Instance sizeProcessing time
vt1a.4xlargeApproximately 77 seconds
vt1a.8xlargeApproximately 38 seconds
vt1a.32xlargeApproximately 10 seconds

Since the vt1a.32xlarge has the same number of devices as input files, it processed all 16 input files simultaneously in parallel.
On the other hand, the vt1a.4xlarge and vt1a.8xlarge instances, with 2 and 4 devices respectively, were limited in the number of input files they could process simultaneously. As a result, these instances had to split the files into multiple groups for sequential processing: the 4xlarge processed in 8 batches of 2 files, and the 8xlarge processed in 4 batches of 4 files. This caused an increase in processing time.

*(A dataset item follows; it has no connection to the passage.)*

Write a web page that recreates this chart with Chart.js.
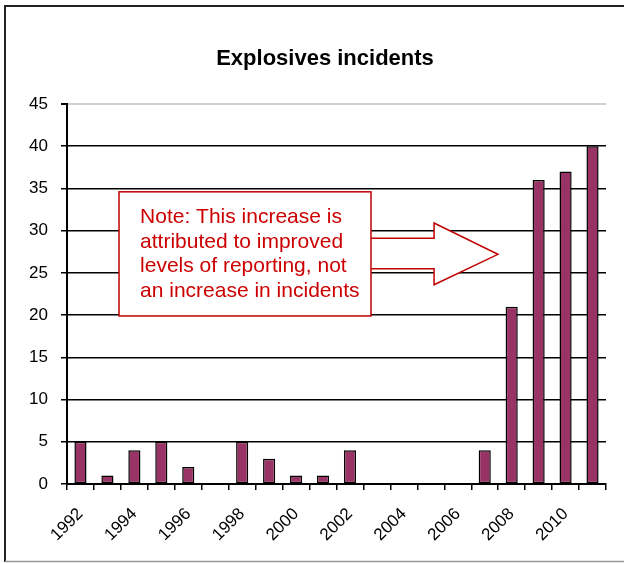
<!DOCTYPE html>
<html>
<head>
  <script src="https://cdn.jsdelivr.net/npm/chart.js"></script>
  <style>
    body { margin: 0px; background: white; }
    canvas { display: block; }
  </style>
</head>
<body>
  <canvas id="barChart" width="624" height="563"></canvas>

  <script>
    // Data
    var years = ['1992', '1993', '1994', '1995', '1996', '1997', '1998', '1999', '2000', '2001',
                 '2002', '2003', '2004', '2005', '2006', '2007', '2008', '2009', '2010', '2011'];
    var incidents = [5, 1, 4, 5, 2, 0, 5, 3, 1, 1, 4, 0, 0, 0, 0, 4, 21, 36, 37, 40];
    var yMax = 45;
    var yStep = 5;
    var chartTitle = 'Explosives incidents';
    var noteLines = [
      'Note: This increase is',
      'attributed to improved',
      'levels of reporting, not',
      'an increase in incidents'
    ];

    var FONT = '"Liberation Sans", Arial, sans-serif';

    // Outer frame and title (the title sits a little left of the plot centre)
    var framePlugin = {
      id: 'frame',
      beforeDraw: function(chart) {
        var ctx = chart.ctx;
        ctx.save();
        ctx.fillStyle = 'white';
        ctx.fillRect(0, 0, chart.width, chart.height);
        ctx.strokeStyle = '#222';
        ctx.lineWidth = 2;
        ctx.beginPath();
        ctx.moveTo(5, 562);
        ctx.lineTo(5, 6);
        ctx.lineTo(chart.width, 6);
        ctx.stroke();
        ctx.strokeStyle = '#999';
        ctx.lineWidth = 1.5;
        ctx.beginPath();
        ctx.moveTo(5, 561.5);
        ctx.lineTo(chart.width, 561.5);
        ctx.stroke();

        ctx.fillStyle = '#000';
        ctx.font = 'bold 22px ' + FONT;
        ctx.textAlign = 'center';
        ctx.textBaseline = 'middle';
        ctx.fillText(chartTitle, 325, 59);
        ctx.restore();
      }
    };

    // Callout box and arrow, placed in axis units
    var notePlugin = {
      id: 'note',
      afterDatasetsDraw: function(chart) {
        var ctx = chart.ctx;
        var x = chart.scales.x, y = chart.scales.y;
        var px = function(v) { return x.getPixelForValue(v); };
        var py = function(v) { return y.getPixelForValue(v); };
        ctx.save();

        // arrow
        ctx.beginPath();
        ctx.moveTo(px(10.7), py(29.1));
        ctx.lineTo(px(13.12), py(29.1));
        ctx.lineTo(px(13.12), py(30.9));
        ctx.lineTo(px(15.49), py(27.2));
        ctx.lineTo(px(13.12), py(23.6));
        ctx.lineTo(px(13.12), py(25.5));
        ctx.lineTo(px(10.7), py(25.5));
        ctx.fillStyle = 'white';
        ctx.fill();
        ctx.strokeStyle = '#c00000';
        ctx.lineWidth = 1.5;
        ctx.stroke();

        // box
        var bx = px(1.43), by = py(34.6);
        var bw = px(10.78) - bx, bh = py(19.9) - by;
        ctx.fillStyle = 'white';
        ctx.fillRect(bx, by, bw, bh);
        ctx.strokeRect(bx, by, bw, bh);

        // text
        ctx.fillStyle = '#cc0000';
        ctx.font = '21px ' + FONT;
        ctx.textAlign = 'left';
        ctx.textBaseline = 'alphabetic';
        var tx = px(2.21), ty = py(30.9);
        noteLines.forEach(function(line, i) {
          ctx.fillText(line, tx, ty + i * 24.5);
        });
        ctx.restore();
      }
    };

    var config = {
      type: 'bar',
      data: {
        labels: years,
        datasets: [{
          label: chartTitle,
          data: incidents,
          backgroundColor: '#993366',
          borderColor: '#000000',
          borderWidth: 1.5,
          borderSkipped: false,
          categoryPercentage: 1.0,
          barPercentage: 0.45
        }]
      },
      options: {
        responsive: false,
        animation: false,
        layout: { padding: { left: 0, right: 18, top: 104, bottom: 0 } },
        plugins: {
          legend: { display: false },
          tooltip: { enabled: false },
          title: { display: false }
        },
        scales: {
          x: {
            offset: true,
            afterFit: function(scale) { scale.height = 79; },
            grid: {
              offset: true,
              drawOnChartArea: false,
              drawTicks: true,
              tickLength: 6,
              color: '#000',
              lineWidth: 1.5
            },
            border: { display: true, color: '#000', width: 2 },
            ticks: {
              autoSkip: false,
              minRotation: 45,
              maxRotation: 45,
              padding: 14,
              color: '#000',
              font: { family: FONT, size: 17 },
              callback: function(val, i) {
                return i % 2 === 0 ? this.getLabelForValue(val) : '';
              }
            }
          },
          y: {
            min: 0,
            max: yMax,
            afterFit: function(scale) { scale.width = 67; },
            grid: {
              color: function(c) { return c.tick.value === yMax ? '#d0d0d0' : '#000'; },
              lineWidth: function(c) { return c.tick.value === yMax ? 2 : 1.5; },
              tickColor: '#000',
              tickLength: 6
            },
            border: { display: true, color: '#000', width: 2 },
            ticks: {
              stepSize: yStep,
              padding: 13,
              color: '#000',
              font: { family: FONT, size: 17 }
            }
          }
        }
      },
      plugins: [framePlugin, notePlugin]
    };

    var ctx = document.getElementById('barChart').getContext('2d');
    new Chart(ctx, config);
  </script>
</body>
</html>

For workloads that require parallel processing, such as high-density real-time video transcoding, it is recommended to use larger instances like the vt1a.32xlarge, which offers a sufficient number of devices.

In high-density real-time video transcoding tasks, the efficiency of parallel processing is critical. Therefore, using larger instances like the vt1a.32xlarge, which can process more files simultaneously, is more efficient.